We find that linking the EU ETS with the California scheme is not likely, at least not in the short term. Since the high level meeting between Hedegaard and Brown, California has moved its attention away from the EU and has announced plans to link with Quebec. In addition, a major obstacle to linking the EU ETS with the California scheme concerns the use of off-sets. California allows the use of forest credits and does not acknowledge off-sets from the Clean Development Mechanism, (CDM). In contrast, EU relies on CDM credits, and doesn't recognize forest credits. Both parties signal concerns that linking will lead to losing control of allowance price.
Paradoxically, the difference in abatement costs, reflected in allowance price, is an important economic motive for linking two emission trading systems, but may also constitute a significant political barrier. There is however, some common ground that could facilitate future linking. Both parties are positive to creating a larger carbon market through off-set markets and linking.
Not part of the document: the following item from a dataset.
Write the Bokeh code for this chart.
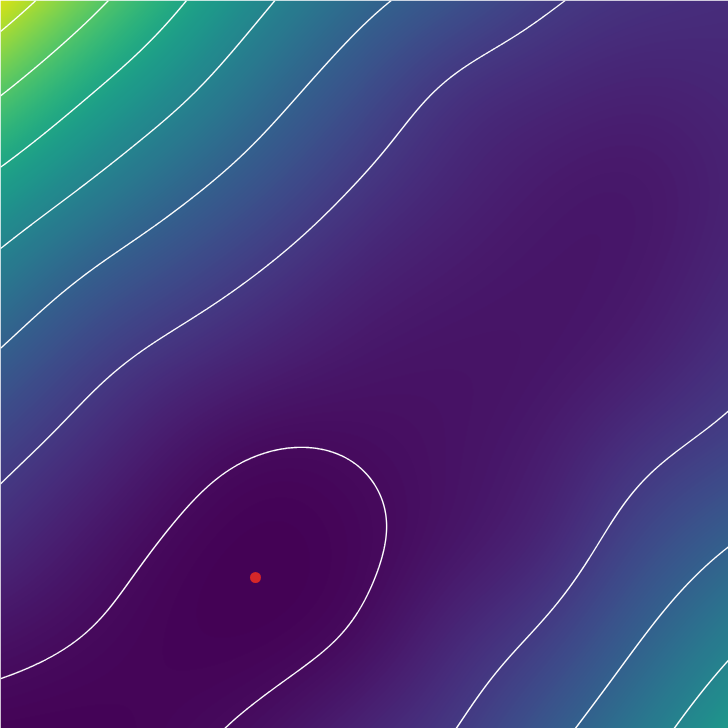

Both parties appear to have compatible levels of ambition with comparably stringent caps on emissions. California will adopt a price ceiling, which could be an obstacle since the EU directive only allows linkage with systems that have absolute caps on emissions. But the California price cap is limited in volume and would probably from an EU perspective not create an insurmountable problem. Regarding allocation, while free allocation is the main method to distribute allowances initially, both systems aim at using auction in the long-term.
Finally, both systems provide mechanisms for overview and adjustment of the rules, which could help the calibration of critical features like off-sets, price management mechanisms and legislative differences. With political will, the current barriers to linking the EU ETS and the emerging California scheme could probably be solved.